After a prolonged three-year presence, La Niña has left the global atmospheric scene, making way for a likely imminent transition to El Niño, a meteorological event that typically oppositely distributes weather patterns. While this could relieve some drought-afflicted areas like the Horn of Africa, it may spell trouble for other parts of Africa, Central America, and Far East Asia. Given the record number of people facing acute food insecurity, the Food and Agriculture Organization of the United Nations (FAO) is scrutinizing the areas of the globe that are especially vulnerable to El Niño and how anticipatory action could be taken to mitigate its risks.
According to a new report by FAO’s Global Information and Early Warning Systems of the Markets and Trade Division and the Office of Climate Change, Biodiversity, and Environment, Southern Africa, Central America, the Caribbean, and parts of Asia are of particular concern, as several countries in these regions already face high levels of acute food insecurity and key cropping seasons fall under the typical El Niño weather patterns of drier conditions. Northern areas of South America are also at risk of potential dryness, while Australia normally experiences suppressed rainfall.
“Early warnings mean that we have to take early and anticipatory action, and we will support our Members in these efforts, to the full extent resources allow,” said Rein Paulsen, head of FAO’s Office for Emergencies and Resilience.

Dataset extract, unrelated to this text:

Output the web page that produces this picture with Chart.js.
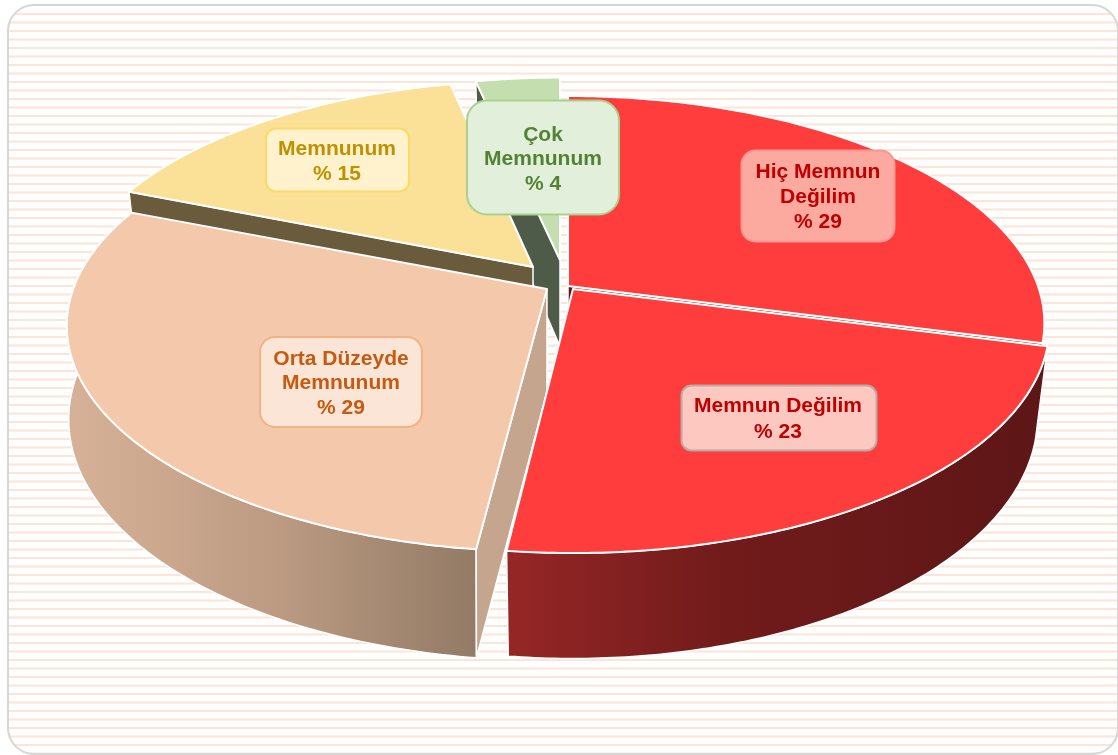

In the wake of the El Niño episode of 2015 and 2016, which affected more than 60 million people in around 23 countries, FAO has worked tirelessly with its Members and other UN agencies to establish anticipatory action plans and protocols. Standard operating procedures have been crafted to expedite timely interventions such as setting up community seed stores, assessing strategic food reserves, and bolstering animal health surveillance campaigns.
FAO has developed Anticipatory Action protocols for drought in Burkina Faso, Chad, Niger, southern Madagascar, Malawi, Zimbabwe, the Philippines, Pakistan, and Central America, and is ready to act early, in coordination with governments and partners, should the forecasts materialize.
While El Niño events and impacts are never alike, the broadly typical patterns enhance predictable regional consequences. FAO’s approach has been to map changes in vegetation conditions across the globe’s croplands and combine this analysis with crop calendars to better understand how rainfall deficits may affect production – the effects of water stress vary throughout a crop’s life cycle. This approach helps to identify areas at higher risk – those where dry conditions impact the entire crop cycle – and guide the type of interventions that should be implemented.
Under the Standard Operating Procedures for Early Action to El Niño/La Niña Episodes by the UN Interagency Standing Committee (IASC), anticipatory action initiatives advance in step with the likelihood that an El Niño event is brewing. FAO, OCHA, and the WMO together with other partners are monitoring the situation to determine the countries at the highest risk later in the year.
While rain will be a welcome relief to farmers in Argentina and Near East Asia, El Niño can also cause severe flooding harming agriculture and increasing the risk of disease. That’s a particular risk FAO has examined about East Africa, which has faced four years of extreme rainfall deficits and where recovery will, in any case, take a long time even if rainfall finally returns.